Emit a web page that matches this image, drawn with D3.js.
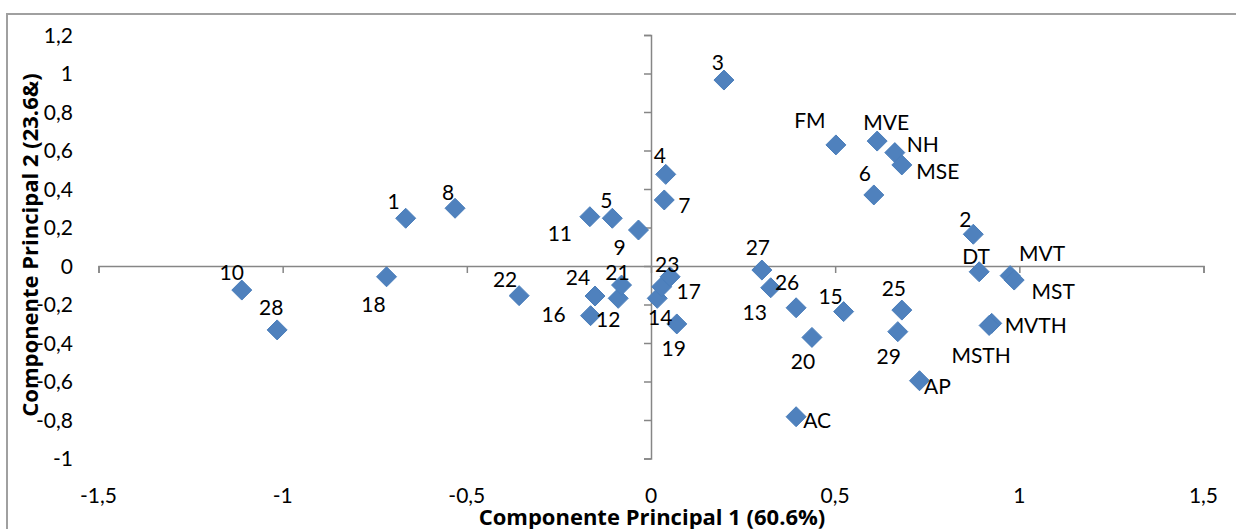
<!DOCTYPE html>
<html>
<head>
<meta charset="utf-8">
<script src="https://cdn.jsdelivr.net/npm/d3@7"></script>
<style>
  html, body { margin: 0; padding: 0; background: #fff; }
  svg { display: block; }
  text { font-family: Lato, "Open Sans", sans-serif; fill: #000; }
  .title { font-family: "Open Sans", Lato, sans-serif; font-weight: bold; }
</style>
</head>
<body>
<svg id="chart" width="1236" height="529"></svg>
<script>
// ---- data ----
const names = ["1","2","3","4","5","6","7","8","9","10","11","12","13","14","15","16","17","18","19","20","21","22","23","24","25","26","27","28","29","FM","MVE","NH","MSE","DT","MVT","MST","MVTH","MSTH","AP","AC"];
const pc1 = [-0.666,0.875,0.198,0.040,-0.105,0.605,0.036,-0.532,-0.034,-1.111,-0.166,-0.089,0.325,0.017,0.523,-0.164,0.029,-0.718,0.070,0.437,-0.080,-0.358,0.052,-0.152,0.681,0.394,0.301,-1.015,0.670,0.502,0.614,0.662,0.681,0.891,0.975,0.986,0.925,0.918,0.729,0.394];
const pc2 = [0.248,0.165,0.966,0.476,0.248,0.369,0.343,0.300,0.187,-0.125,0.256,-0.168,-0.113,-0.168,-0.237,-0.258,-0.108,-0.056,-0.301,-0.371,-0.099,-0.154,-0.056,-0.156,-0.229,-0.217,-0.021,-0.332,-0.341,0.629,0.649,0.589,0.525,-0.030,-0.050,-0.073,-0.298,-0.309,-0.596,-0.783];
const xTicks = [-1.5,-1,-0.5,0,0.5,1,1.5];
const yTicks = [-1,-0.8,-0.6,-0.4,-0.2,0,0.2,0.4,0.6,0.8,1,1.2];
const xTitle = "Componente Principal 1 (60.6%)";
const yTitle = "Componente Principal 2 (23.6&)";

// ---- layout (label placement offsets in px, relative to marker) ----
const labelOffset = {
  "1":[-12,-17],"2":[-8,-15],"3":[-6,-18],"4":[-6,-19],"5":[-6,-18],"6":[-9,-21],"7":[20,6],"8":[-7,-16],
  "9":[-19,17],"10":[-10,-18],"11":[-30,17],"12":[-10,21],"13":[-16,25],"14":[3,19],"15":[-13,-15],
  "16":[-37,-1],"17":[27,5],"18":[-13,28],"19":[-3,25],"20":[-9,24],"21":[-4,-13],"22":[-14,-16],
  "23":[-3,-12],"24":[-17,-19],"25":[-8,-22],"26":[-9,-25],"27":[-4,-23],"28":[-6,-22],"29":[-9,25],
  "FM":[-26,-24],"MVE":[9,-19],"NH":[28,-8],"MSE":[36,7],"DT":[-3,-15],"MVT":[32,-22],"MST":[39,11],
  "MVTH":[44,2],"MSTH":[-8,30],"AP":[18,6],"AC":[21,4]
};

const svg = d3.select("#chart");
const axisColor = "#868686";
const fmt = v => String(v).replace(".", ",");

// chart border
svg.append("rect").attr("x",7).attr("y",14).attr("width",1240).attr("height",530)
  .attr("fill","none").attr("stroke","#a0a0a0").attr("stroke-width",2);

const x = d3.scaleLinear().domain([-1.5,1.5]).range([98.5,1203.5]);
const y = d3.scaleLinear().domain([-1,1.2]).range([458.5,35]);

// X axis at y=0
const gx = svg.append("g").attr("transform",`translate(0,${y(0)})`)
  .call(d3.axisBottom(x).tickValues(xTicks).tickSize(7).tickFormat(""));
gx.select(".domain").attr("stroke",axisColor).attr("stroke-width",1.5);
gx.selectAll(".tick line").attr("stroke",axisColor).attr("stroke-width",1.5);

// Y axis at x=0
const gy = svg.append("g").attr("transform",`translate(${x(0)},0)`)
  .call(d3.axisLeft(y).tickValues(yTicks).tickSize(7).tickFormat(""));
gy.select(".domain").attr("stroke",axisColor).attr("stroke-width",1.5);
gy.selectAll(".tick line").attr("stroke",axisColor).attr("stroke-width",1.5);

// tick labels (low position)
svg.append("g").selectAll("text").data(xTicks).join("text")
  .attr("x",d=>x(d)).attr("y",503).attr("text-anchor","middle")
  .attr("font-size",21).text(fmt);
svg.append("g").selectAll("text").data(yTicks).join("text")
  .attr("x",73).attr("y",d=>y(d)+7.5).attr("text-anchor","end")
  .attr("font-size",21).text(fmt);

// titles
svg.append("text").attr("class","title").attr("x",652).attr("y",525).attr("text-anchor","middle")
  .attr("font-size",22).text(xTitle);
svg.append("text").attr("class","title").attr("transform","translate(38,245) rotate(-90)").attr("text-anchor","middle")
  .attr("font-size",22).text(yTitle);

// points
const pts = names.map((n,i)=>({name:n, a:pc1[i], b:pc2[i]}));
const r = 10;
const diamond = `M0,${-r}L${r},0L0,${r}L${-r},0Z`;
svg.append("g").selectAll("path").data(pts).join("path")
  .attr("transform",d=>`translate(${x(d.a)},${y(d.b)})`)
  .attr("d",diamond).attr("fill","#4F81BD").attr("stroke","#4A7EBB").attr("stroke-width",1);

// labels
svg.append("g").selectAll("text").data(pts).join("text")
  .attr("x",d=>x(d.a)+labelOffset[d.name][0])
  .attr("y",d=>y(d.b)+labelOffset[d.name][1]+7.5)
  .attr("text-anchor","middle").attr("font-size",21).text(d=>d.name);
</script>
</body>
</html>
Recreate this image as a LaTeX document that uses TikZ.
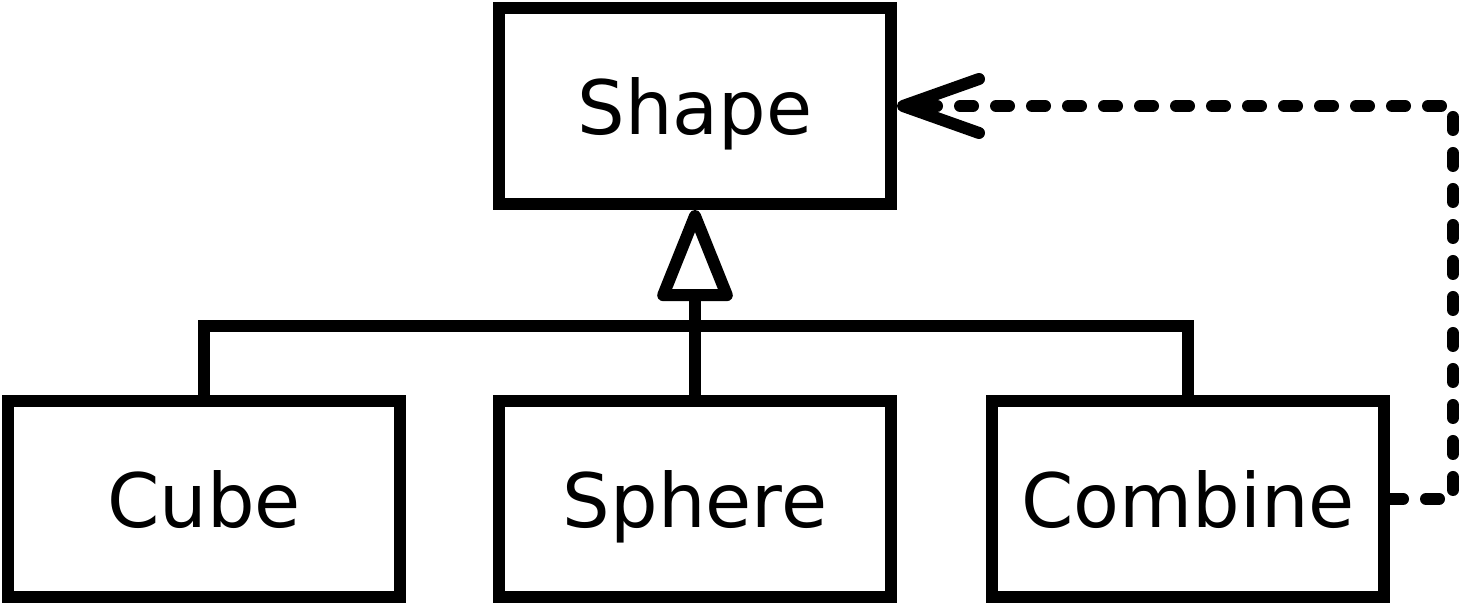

☆ ☆ ☆ ☆ ☆ ☆ ☆

Pictures stay out of the copy; please restate every record above exactly.

Emit a web page that matches this image, drawn with D3.js.
<!DOCTYPE html>
<html>
<head>
<meta charset="utf-8">
<script src="https://cdn.jsdelivr.net/npm/d3@7"></script>
<style>
  html, body { margin: 0; padding: 0; background: #fff; }
  svg { display: block; }
  text { font-family: Lato, "Open Sans", sans-serif; fill: #000; }
  .title { font-family: "Open Sans", Lato, sans-serif; font-weight: bold; }
</style>
</head>
<body>
<svg id="chart" width="1236" height="529"></svg>
<script>
// ---- data ----
const names = ["1","2","3","4","5","6","7","8","9","10","11","12","13","14","15","16","17","18","19","20","21","22","23","24","25","26","27","28","29","FM","MVE","NH","MSE","DT","MVT","MST","MVTH","MSTH","AP","AC"];
const pc1 = [-0.666,0.875,0.198,0.040,-0.105,0.605,0.036,-0.532,-0.034,-1.111,-0.166,-0.089,0.325,0.017,0.523,-0.164,0.029,-0.718,0.070,0.437,-0.080,-0.358,0.052,-0.152,0.681,0.394,0.301,-1.015,0.670,0.502,0.614,0.662,0.681,0.891,0.975,0.986,0.925,0.918,0.729,0.394];
const pc2 = [0.248,0.165,0.966,0.476,0.248,0.369,0.343,0.300,0.187,-0.125,0.256,-0.168,-0.113,-0.168,-0.237,-0.258,-0.108,-0.056,-0.301,-0.371,-0.099,-0.154,-0.056,-0.156,-0.229,-0.217,-0.021,-0.332,-0.341,0.629,0.649,0.589,0.525,-0.030,-0.050,-0.073,-0.298,-0.309,-0.596,-0.783];
const xTicks = [-1.5,-1,-0.5,0,0.5,1,1.5];
const yTicks = [-1,-0.8,-0.6,-0.4,-0.2,0,0.2,0.4,0.6,0.8,1,1.2];
const xTitle = "Componente Principal 1 (60.6%)";
const yTitle = "Componente Principal 2 (23.6&)";

// ---- layout (label placement offsets in px, relative to marker) ----
const labelOffset = {
  "1":[-12,-17],"2":[-8,-15],"3":[-6,-18],"4":[-6,-19],"5":[-6,-18],"6":[-9,-21],"7":[20,6],"8":[-7,-16],
  "9":[-19,17],"10":[-10,-18],"11":[-30,17],"12":[-10,21],"13":[-16,25],"14":[3,19],"15":[-13,-15],
  "16":[-37,-1],"17":[27,5],"18":[-13,28],"19":[-3,25],"20":[-9,24],"21":[-4,-13],"22":[-14,-16],
  "23":[-3,-12],"24":[-17,-19],"25":[-8,-22],"26":[-9,-25],"27":[-4,-23],"28":[-6,-22],"29":[-9,25],
  "FM":[-26,-24],"MVE":[9,-19],"NH":[28,-8],"MSE":[36,7],"DT":[-3,-15],"MVT":[32,-22],"MST":[39,11],
  "MVTH":[44,2],"MSTH":[-8,30],"AP":[18,6],"AC":[21,4]
};

const svg = d3.select("#chart");
const axisColor = "#868686";
const fmt = v => String(v).replace(".", ",");

// chart border
svg.append("rect").attr("x",7).attr("y",14).attr("width",1240).attr("height",530)
  .attr("fill","none").attr("stroke","#a0a0a0").attr("stroke-width",2);

const x = d3.scaleLinear().domain([-1.5,1.5]).range([98.5,1203.5]);
const y = d3.scaleLinear().domain([-1,1.2]).range([458.5,35]);

// X axis at y=0
const gx = svg.append("g").attr("transform",`translate(0,${y(0)})`)
  .call(d3.axisBottom(x).tickValues(xTicks).tickSize(7).tickFormat(""));
gx.select(".domain").attr("stroke",axisColor).attr("stroke-width",1.5);
gx.selectAll(".tick line").attr("stroke",axisColor).attr("stroke-width",1.5);

// Y axis at x=0
const gy = svg.append("g").attr("transform",`translate(${x(0)},0)`)
  .call(d3.axisLeft(y).tickValues(yTicks).tickSize(7).tickFormat(""));
gy.select(".domain").attr("stroke",axisColor).attr("stroke-width",1.5);
gy.selectAll(".tick line").attr("stroke",axisColor).attr("stroke-width",1.5);

// tick labels (low position)
svg.append("g").selectAll("text").data(xTicks).join("text")
  .attr("x",d=>x(d)).attr("y",503).attr("text-anchor","middle")
  .attr("font-size",21).text(fmt);
svg.append("g").selectAll("text").data(yTicks).join("text")
  .attr("x",73).attr("y",d=>y(d)+7.5).attr("text-anchor","end")
  .attr("font-size",21).text(fmt);

// titles
svg.append("text").attr("class","title").attr("x",652).attr("y",525).attr("text-anchor","middle")
  .attr("font-size",22).text(xTitle);
svg.append("text").attr("class","title").attr("transform","translate(38,245) rotate(-90)").attr("text-anchor","middle")
  .attr("font-size",22).text(yTitle);

// points
const pts = names.map((n,i)=>({name:n, a:pc1[i], b:pc2[i]}));
const r = 10;
const diamond = `M0,${-r}L${r},0L0,${r}L${-r},0Z`;
svg.append("g").selectAll("path").data(pts).join("path")
  .attr("transform",d=>`translate(${x(d.a)},${y(d.b)})`)
  .attr("d",diamond).attr("fill","#4F81BD").attr("stroke","#4A7EBB").attr("stroke-width",1);

// labels
svg.append("g").selectAll("text").data(pts).join("text")
  .attr("x",d=>x(d.a)+labelOffset[d.name][0])
  .attr("y",d=>y(d.b)+labelOffset[d.name][1]+7.5)
  .attr("text-anchor","middle").attr("font-size",21).text(d=>d.name);
</script>
</body>
</html>
Recreate this image as a LaTeX document that uses TikZ.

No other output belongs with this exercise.